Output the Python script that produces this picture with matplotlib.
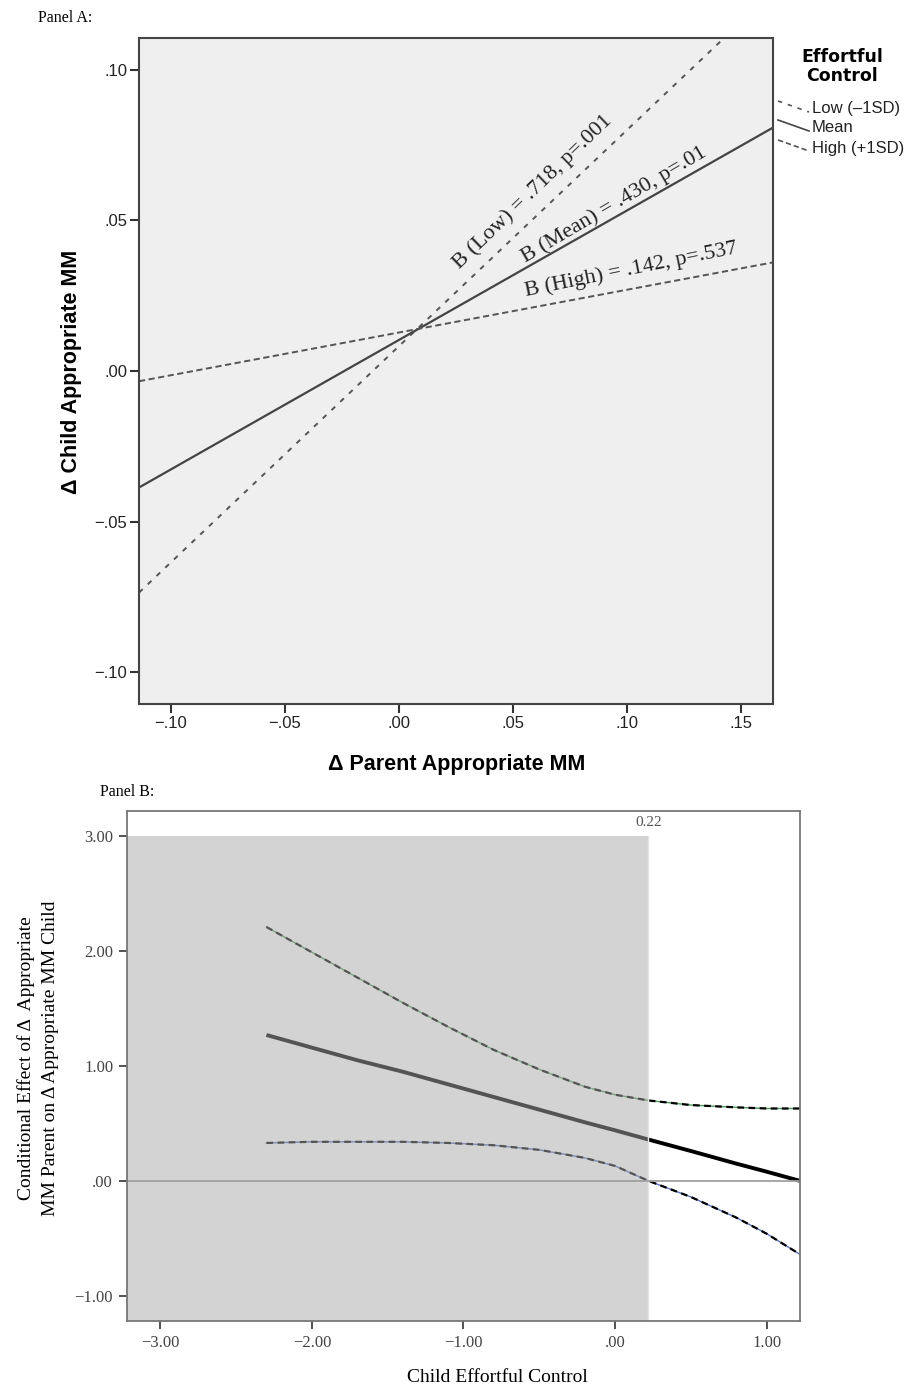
import numpy as np
import matplotlib
matplotlib.use("Agg")
import matplotlib.pyplot as plt
from matplotlib.lines import Line2D
from matplotlib.patches import Rectangle

W, H = 906, 1389

# ---- Panel A data: simple slopes at low / mean / high effortful control
parent_range = [-0.114, 0.164]
slope_names = ["Low", "Mean", "High"]
slopes = [0.718, 0.430, 0.142]
y_at_left = [-0.0736, -0.0387, -0.0034]     # child value at left edge of x range
slope_labels = ["B (Low) = .718, p=.001", "B (Mean) = .430, p=.01", "B (High) = .142, p=.537"]
legend_labels = ["Low (\u20131SD)", "Mean", "High (+1SD)"]
a_xticks = [-0.10, -0.05, 0.00, 0.05, 0.10, 0.15]
a_xticklabels = ["\u2212.10", "\u2212.05", ".00", ".05", ".10", ".15"]
a_yticks = [-0.10, -0.05, 0.00, 0.05, 0.10]
a_yticklabels = ["\u2212.10", "\u2212.05", ".00", ".05", ".10"]

# ---- Panel B data: conditional effect with 95% CI (Johnson-Neyman)
ec = [-2.30, -2.00, -1.70, -1.40, -1.10, -0.80, -0.50, -0.20, 0.00, 0.22, 0.50, 0.80, 1.00, 1.22]
effect = [1.27, 1.16, 1.05, 0.95, 0.84, 0.73, 0.62, 0.51, 0.44, 0.36, 0.26, 0.15, 0.08, 0.00]
ci_upper = [2.21, 1.99, 1.77, 1.55, 1.34, 1.14, 0.97, 0.82, 0.75, 0.70, 0.66, 0.64, 0.63, 0.63]
ci_lower = [0.33, 0.34, 0.34, 0.34, 0.33, 0.31, 0.27, 0.20, 0.13, 0.00, -0.14, -0.32, -0.46, -0.64]
jn_point = 0.22
shade_top = 3.00
b_xticks = [-3, -2, -1, 0, 1]
b_xticklabels = ["\u22123.00", "\u22122.00", "\u22121.00", ".00", "1.00"]
b_yticks = [-1, 0, 1, 2, 3]
b_yticklabels = ["\u22121.00", ".00", "1.00", "2.00", "3.00"]

SERIF = "Liberation Serif"
SANS = "Liberation Sans"


def fx(px):
    return px / W


def fy(py):
    return 1 - py / H


fig = plt.figure(figsize=(W / 100, H / 100), dpi=100)
fig.patch.set_facecolor("white")

# ================= Panel A =================
axA = fig.add_axes([fx(139), fy(704), fx(773) - fx(139), fy(38) - fy(704)])
axA.set_facecolor("#efefef")
styles = [dict(ls=(0, (2.6, 3.6)), lw=1.4, color="#555555"),
          dict(ls="-", lw=1.6, color="#444444"),
          dict(ls=(0, (3.2, 1.8)), lw=1.4, color="#555555")]
xs = np.array(parent_range)
for b, y0, st in zip(slopes, y_at_left, styles):
    axA.plot(xs, y0 + b * (xs - xs[0]), **st)

axA.set_xlim(parent_range)
axA.set_ylim(-0.1106, 0.1106)
axA.set_xticks(a_xticks)
axA.set_xticklabels(a_xticklabels, fontsize=12, family=SANS, color="#222222")
axA.set_yticks(a_yticks)
axA.set_yticklabels(a_yticklabels, fontsize=12, family=SANS, color="#222222")
axA.tick_params(direction="out", length=6.5, width=1.5, color="#333333", pad=2)
for sp in axA.spines.values():
    sp.set_color("#444444")
    sp.set_linewidth(1.5)

# slope annotations
ann_pos = [(0.0587, 0.0595, 44), (0.0945, 0.0552, 30.5), (0.1020, 0.0337, 11.5)]
for (tx, ty, rot), lab in zip(ann_pos, slope_labels):
    axA.text(tx, ty, lab, rotation=rot, rotation_mode="anchor", ha="center", va="center",
             fontsize=16, family=SERIF, color="#222222")

fig.text(fx(457), fy(764), "\u0394 Parent Appropriate MM", ha="center", va="center",
         fontsize=15.5, family=SANS, fontweight="bold")
fig.text(fx(71), fy(372), "\u0394 Child Appropriate MM", rotation=90, ha="center", va="center",
         fontsize=15.5, family=SANS, fontweight="bold")
fig.text(fx(38), fy(18), "Panel A:", ha="left", va="center", fontsize=11.5, family=SERIF)

# legend drawn beside the panel
fig.text(fx(842), fy(57), "Effortful", ha="center", va="center", fontsize=12.5,
         family="DejaVu Sans", fontweight="bold")
fig.text(fx(842), fy(76), "Control", ha="center", va="center", fontsize=12.5,
         family="DejaVu Sans", fontweight="bold")
leg_y = [109, 128, 148]
for lab, ly, st in zip(legend_labels, leg_y, styles):
    fig.add_artist(Line2D([fx(778), fx(809)], [fy(ly - 8), fy(ly + 3)],
                          transform=fig.transFigure, color=st["color"], lw=1.2, ls=st["ls"]))
    fig.text(fx(812), fy(ly), lab, ha="left", va="center", fontsize=12, family=SANS,
             color="#222222")

# ================= Panel B =================
axB = fig.add_axes([fx(127), fy(1321), fx(800) - fx(127), fy(811) - fy(1321)])
axB.set_facecolor("white")
xmin, xmax = -3.22, 1.22
ymin, ymax = -1.22, 3.22
axB.set_xlim(xmin, xmax)
axB.set_ylim(ymin, ymax)

axB.plot(ec, ci_upper, color="#4f9a5f", lw=1.0, zorder=2)
axB.plot(ec, ci_upper, color="black", lw=1.6, ls=(0, (3, 2)), zorder=3)
axB.plot(ec, ci_lower, color="#5a6fc0", lw=1.0, zorder=2)
axB.plot(ec, ci_lower, color="black", lw=1.6, ls=(0, (3, 2)), zorder=3)
axB.plot(ec, effect, color="black", lw=2.8, zorder=3, solid_capstyle="butt")

# region of significance shaded over the lines
axB.add_patch(Rectangle((xmin, ymin), jn_point - xmin, shade_top - ymin,
                        facecolor="#a8a8a8", alpha=0.5, edgecolor="none", zorder=4))
axB.plot([jn_point, jn_point], [ymin, shade_top], color="#e4e4e4", lw=1.0, zorder=4)
axB.axhline(0, color="#a0a0a0", lw=1.3, zorder=5)
axB.text(jn_point, (shade_top + ymax) / 2 + 0.01, "0.22", ha="center", va="center",
         fontsize=11, family=SERIF, color="#555555")

axB.set_xticks(b_xticks)
axB.set_xticklabels(b_xticklabels, fontsize=12, family=SERIF, color="#444444")
axB.set_yticks(b_yticks)
axB.set_yticklabels(b_yticklabels, fontsize=12, family=SERIF, color="#444444")
axB.tick_params(direction="out", length=6, width=1.3, color="#444444", pad=4)
for sp in axB.spines.values():
    sp.set_color("#777777")
    sp.set_linewidth(1.3)
    sp.set_zorder(6)

fig.text(fx(497), fy(1377), "Child Effortful Control", ha="center", va="center",
         fontsize=14, family=SERIF)
fig.text(fx(38), fy(1058), "Conditional Effect of \u0394  Appropriate\nMM Parent on \u0394 Appropriate MM Child",
         rotation=90, ha="center", va="center", fontsize=14, family=SERIF, linespacing=1.55)
fig.text(fx(100), fy(792), "Panel B:", ha="left", va="center", fontsize=11.5, family=SERIF)

fig.savefig("out.png", dpi=100)
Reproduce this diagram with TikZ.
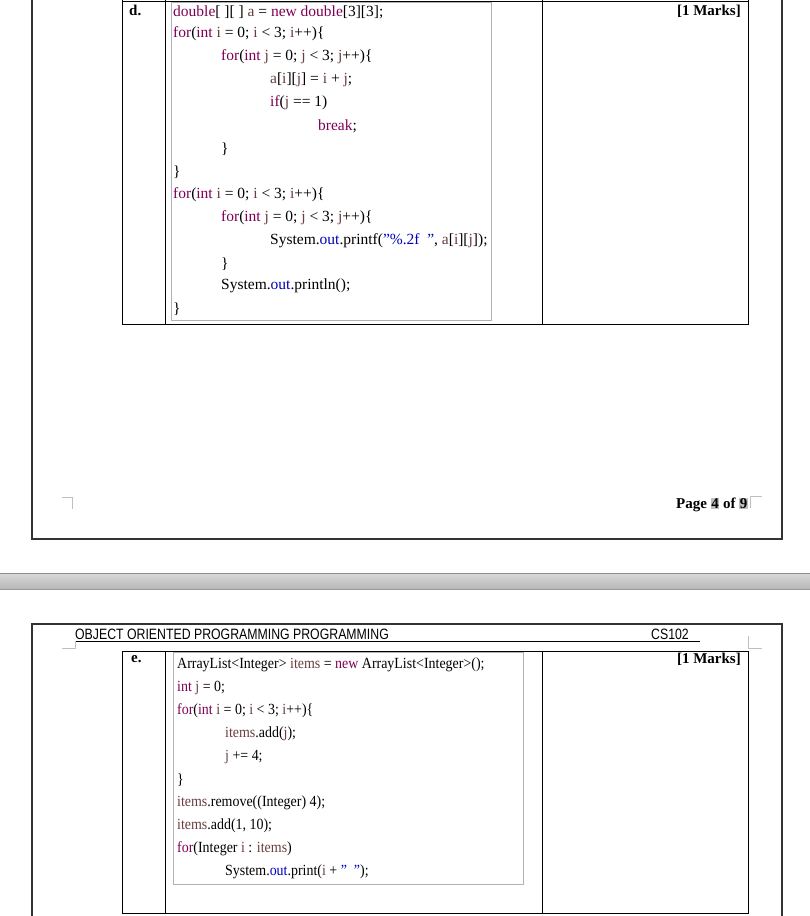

===

Directive:
Give all the entries again exactly, dropping each picture.

Completed task:
Output the Python script that produces this picture with matplotlib.
import numpy as np
import matplotlib
matplotlib.use("Agg")
import matplotlib.pyplot as plt
from matplotlib.lines import Line2D
from matplotlib.patches import Rectangle

W, H = 906, 1389

# ---- Panel A data: simple slopes at low / mean / high effortful control
parent_range = [-0.114, 0.164]
slope_names = ["Low", "Mean", "High"]
slopes = [0.718, 0.430, 0.142]
y_at_left = [-0.0736, -0.0387, -0.0034]     # child value at left edge of x range
slope_labels = ["B (Low) = .718, p=.001", "B (Mean) = .430, p=.01", "B (High) = .142, p=.537"]
legend_labels = ["Low (\u20131SD)", "Mean", "High (+1SD)"]
a_xticks = [-0.10, -0.05, 0.00, 0.05, 0.10, 0.15]
a_xticklabels = ["\u2212.10", "\u2212.05", ".00", ".05", ".10", ".15"]
a_yticks = [-0.10, -0.05, 0.00, 0.05, 0.10]
a_yticklabels = ["\u2212.10", "\u2212.05", ".00", ".05", ".10"]

# ---- Panel B data: conditional effect with 95% CI (Johnson-Neyman)
ec = [-2.30, -2.00, -1.70, -1.40, -1.10, -0.80, -0.50, -0.20, 0.00, 0.22, 0.50, 0.80, 1.00, 1.22]
effect = [1.27, 1.16, 1.05, 0.95, 0.84, 0.73, 0.62, 0.51, 0.44, 0.36, 0.26, 0.15, 0.08, 0.00]
ci_upper = [2.21, 1.99, 1.77, 1.55, 1.34, 1.14, 0.97, 0.82, 0.75, 0.70, 0.66, 0.64, 0.63, 0.63]
ci_lower = [0.33, 0.34, 0.34, 0.34, 0.33, 0.31, 0.27, 0.20, 0.13, 0.00, -0.14, -0.32, -0.46, -0.64]
jn_point = 0.22
shade_top = 3.00
b_xticks = [-3, -2, -1, 0, 1]
b_xticklabels = ["\u22123.00", "\u22122.00", "\u22121.00", ".00", "1.00"]
b_yticks = [-1, 0, 1, 2, 3]
b_yticklabels = ["\u22121.00", ".00", "1.00", "2.00", "3.00"]

SERIF = "Liberation Serif"
SANS = "Liberation Sans"


def fx(px):
    return px / W


def fy(py):
    return 1 - py / H


fig = plt.figure(figsize=(W / 100, H / 100), dpi=100)
fig.patch.set_facecolor("white")

# ================= Panel A =================
axA = fig.add_axes([fx(139), fy(704), fx(773) - fx(139), fy(38) - fy(704)])
axA.set_facecolor("#efefef")
styles = [dict(ls=(0, (2.6, 3.6)), lw=1.4, color="#555555"),
          dict(ls="-", lw=1.6, color="#444444"),
          dict(ls=(0, (3.2, 1.8)), lw=1.4, color="#555555")]
xs = np.array(parent_range)
for b, y0, st in zip(slopes, y_at_left, styles):
    axA.plot(xs, y0 + b * (xs - xs[0]), **st)

axA.set_xlim(parent_range)
axA.set_ylim(-0.1106, 0.1106)
axA.set_xticks(a_xticks)
axA.set_xticklabels(a_xticklabels, fontsize=12, family=SANS, color="#222222")
axA.set_yticks(a_yticks)
axA.set_yticklabels(a_yticklabels, fontsize=12, family=SANS, color="#222222")
axA.tick_params(direction="out", length=6.5, width=1.5, color="#333333", pad=2)
for sp in axA.spines.values():
    sp.set_color("#444444")
    sp.set_linewidth(1.5)

# slope annotations
ann_pos = [(0.0587, 0.0595, 44), (0.0945, 0.0552, 30.5), (0.1020, 0.0337, 11.5)]
for (tx, ty, rot), lab in zip(ann_pos, slope_labels):
    axA.text(tx, ty, lab, rotation=rot, rotation_mode="anchor", ha="center", va="center",
             fontsize=16, family=SERIF, color="#222222")

fig.text(fx(457), fy(764), "\u0394 Parent Appropriate MM", ha="center", va="center",
         fontsize=15.5, family=SANS, fontweight="bold")
fig.text(fx(71), fy(372), "\u0394 Child Appropriate MM", rotation=90, ha="center", va="center",
         fontsize=15.5, family=SANS, fontweight="bold")
fig.text(fx(38), fy(18), "Panel A:", ha="left", va="center", fontsize=11.5, family=SERIF)

# legend drawn beside the panel
fig.text(fx(842), fy(57), "Effortful", ha="center", va="center", fontsize=12.5,
         family="DejaVu Sans", fontweight="bold")
fig.text(fx(842), fy(76), "Control", ha="center", va="center", fontsize=12.5,
         family="DejaVu Sans", fontweight="bold")
leg_y = [109, 128, 148]
for lab, ly, st in zip(legend_labels, leg_y, styles):
    fig.add_artist(Line2D([fx(778), fx(809)], [fy(ly - 8), fy(ly + 3)],
                          transform=fig.transFigure, color=st["color"], lw=1.2, ls=st["ls"]))
    fig.text(fx(812), fy(ly), lab, ha="left", va="center", fontsize=12, family=SANS,
             color="#222222")

# ================= Panel B =================
axB = fig.add_axes([fx(127), fy(1321), fx(800) - fx(127), fy(811) - fy(1321)])
axB.set_facecolor("white")
xmin, xmax = -3.22, 1.22
ymin, ymax = -1.22, 3.22
axB.set_xlim(xmin, xmax)
axB.set_ylim(ymin, ymax)

axB.plot(ec, ci_upper, color="#4f9a5f", lw=1.0, zorder=2)
axB.plot(ec, ci_upper, color="black", lw=1.6, ls=(0, (3, 2)), zorder=3)
axB.plot(ec, ci_lower, color="#5a6fc0", lw=1.0, zorder=2)
axB.plot(ec, ci_lower, color="black", lw=1.6, ls=(0, (3, 2)), zorder=3)
axB.plot(ec, effect, color="black", lw=2.8, zorder=3, solid_capstyle="butt")

# region of significance shaded over the lines
axB.add_patch(Rectangle((xmin, ymin), jn_point - xmin, shade_top - ymin,
                        facecolor="#a8a8a8", alpha=0.5, edgecolor="none", zorder=4))
axB.plot([jn_point, jn_point], [ymin, shade_top], color="#e4e4e4", lw=1.0, zorder=4)
axB.axhline(0, color="#a0a0a0", lw=1.3, zorder=5)
axB.text(jn_point, (shade_top + ymax) / 2 + 0.01, "0.22", ha="center", va="center",
         fontsize=11, family=SERIF, color="#555555")

axB.set_xticks(b_xticks)
axB.set_xticklabels(b_xticklabels, fontsize=12, family=SERIF, color="#444444")
axB.set_yticks(b_yticks)
axB.set_yticklabels(b_yticklabels, fontsize=12, family=SERIF, color="#444444")
axB.tick_params(direction="out", length=6, width=1.3, color="#444444", pad=4)
for sp in axB.spines.values():
    sp.set_color("#777777")
    sp.set_linewidth(1.3)
    sp.set_zorder(6)

fig.text(fx(497), fy(1377), "Child Effortful Control", ha="center", va="center",
         fontsize=14, family=SERIF)
fig.text(fx(38), fy(1058), "Conditional Effect of \u0394  Appropriate\nMM Parent on \u0394 Appropriate MM Child",
         rotation=90, ha="center", va="center", fontsize=14, family=SERIF, linespacing=1.55)
fig.text(fx(100), fy(792), "Panel B:", ha="left", va="center", fontsize=11.5, family=SERIF)

fig.savefig("out.png", dpi=100)
Reproduce this diagram with TikZ.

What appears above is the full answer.